Sanergy: Transforming Kenya's Sanitation Crisis Through Fresh Life Toilets and Organic Fertilizer
- yanabijoor
- 6 days ago
- 3 min read
The Problem
Four billion people, half the world, live in situations where their waste ends up in their environment, killing 2 million children every year and slowing down economies by 1 -3%. The challenge is especially severe in fast-growing cities where informal settlements expand faster than their infrastructure can keep pace. In Kenya, over 90% of the sludge from the 8 million slum residents is dumped untreated into waterways, killing 17,000 children from sanitation-related diseases, polluting the environment with toxins and contaminants, and costing $270 million in lost economic productivity each year. The few pay toilets that do exist charge prohibitive rates, leaving the poorest residents with no dignified or safe option for something as basic as going to the bathroom.

The Solution
The Sanergy model is based on a simple concept: building and maintaining high-quality, low-cost toilets in densely populated urban areas while also creating a business model to collect and process waste, converting it into organic fertilizer and animal feed sold to farmers, creating a closed-loop system that benefits both urban and rural communities.
The toilet network operates through a franchise model in which local entrepreneurs own and operate individual Fresh Life Toilet units, paying Sanergy a fee for equipment, training, and ongoing operational support. Users pay a small fee to use the toilet, ensuring it's well-maintained and generating revenue. Sanergy then collects the waste daily and converts it into Evergrow organic fertilizer and insect-based animal feed sold to farmers, closing the entire value chain from human waste to agricultural input.

The Impact
Sanergy has installed over 3,500 Fresh Life Toilets, providing sanitation access to over 150,000 residents daily and removing 50,000 tonnes of waste per year. The fertilizer produced from the waste has boosted farming volumes by up to 30%, helping over 5,000 farmers meet the needs of expanding populations.
Each company under the Sanergy Collaborative employs around 450 people, and together they create more than 2,000 indirect jobs across the sanitation and agriculture value chains.
Why It's Innovative
Sanergy was recognized for its innovative three-step circular economy model: empowering cities to build systems for safely managed sanitation in low-income areas, delivering professional waste management services, and upcycling waste to manufacture safe agricultural inputs and biofuels.
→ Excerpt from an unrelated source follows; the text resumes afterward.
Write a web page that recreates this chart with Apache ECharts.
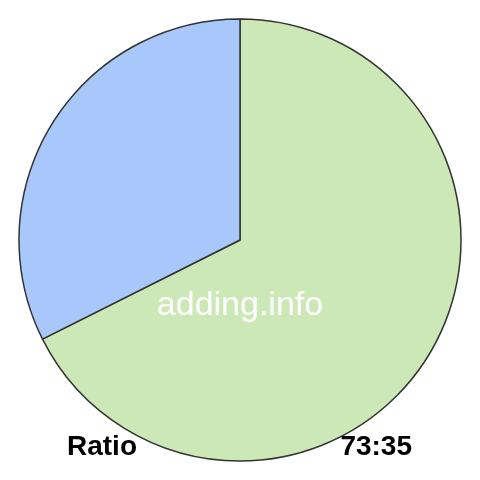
<!DOCTYPE html>
<html><head><meta charset="utf-8">
<script src="https://cdn.jsdelivr.net/npm/echarts@6/dist/echarts.min.js"></script>
<style>html,body{margin:0;padding:0;background:#fff}#c{width:480px;height:480px}</style>
</head><body><div id="c"></div>
<script>
const categories = ['A', 'B'];
const values = [73, 35];
const colors = ['#cde8b7', '#a8c7fa'];
const watermark = 'adding.info';
const leftLabel = 'Ratio';
const rightLabel = values.join(':');

const chart = echarts.init(document.getElementById('c'));
chart.setOption({
  animation: false,
  series: [{
    type: 'pie',
    center: [240, 240],
    radius: [0, 221],
    startAngle: 90,
    clockwise: true,
    z: 1,
    label: { show: false },
    labelLine: { show: false },
    emphasis: { disabled: true },
    itemStyle: { borderColor: '#333', borderWidth: 1.5 },
    data: categories.map((c, i) => ({ name: c, value: values[i], itemStyle: { color: colors[i] } }))
  }],
  graphic: {
    elements: [
      { type: 'text', z: 100, left: 'center', top: 289, style: { text: watermark, fill: '#fff', font: '34px "Liberation Sans", Arial, sans-serif' } },
      { type: 'text', z: 100, left: 67, top: 433, style: { text: leftLabel, fill: '#000', font: 'bold 28px "Liberation Sans", Arial, sans-serif' } },
      { type: 'text', z: 100, right: 68, top: 433, style: { text: rightLabel, fill: '#000', font: 'bold 28px "Liberation Sans", Arial, sans-serif' } }
    ]
  }
});
</script></body></html>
Most sanitation interventions stop at the toilet itself, treating waste as a cost to dispose of rather than a resource to capture. Sanergy flips this entirely by making the waste the commercial engine of the business.
The franchise model embeds local ownership into the structure, meaning communities are not passive recipients of a service but active economic participants. As co-founder David Auerbach explains, through their whole business process, they offset a significant amount of carbon, from removing the waste to creating a carbon-rich fertilizer that can be sequestered, with an estimated offset of about one million tonnes of carbon dioxide in a four-year period.

Funding and Financing
Sanergy has raised approximately $36 million from a diverse mix of impact investors and development finance institutions, reflecting strong confidence in its circular economy model. Early funding was secured by winning entrepreneurship competitions, including MIT's $100K business plan competition. From there, Sanergy attracted institutional investors including Acumen, Novastar Ventures, and Eleos Foundation, and in 2022 completed its Series C funding round to fuel expansion in Kenya and beyond. British International Investment invested through Novastar Ventures, a Nairobi-based venture capital firm specializing in early-stage businesses in East Africa. Sanergy is now operational in Nairobi, Kisumu, and Eldoret, and is ready to expand to many more cities in Kenya and beyond.

What Needs to Improve
The core tension Sanergy has not fully resolved is whether the for-profit fertilizer business can generate enough revenue to fully cross-subsidize the nonprofit sanitation side without ongoing grant support. Geographic expansion is slower than anticipated, with deep operations still concentrated in Kenya despite early ambitions to scale across East Africa. The model depends on daily waste collection logistics across dense, often poorly mapped informal settlements, making operational reliability a constant pressure that is difficult and expensive to maintain at scale. Finally, ensuring that franchise operators consistently maintain toilets and collect waste remains a perennial challenge in low-income settings where operator turnover and resource constraints are high.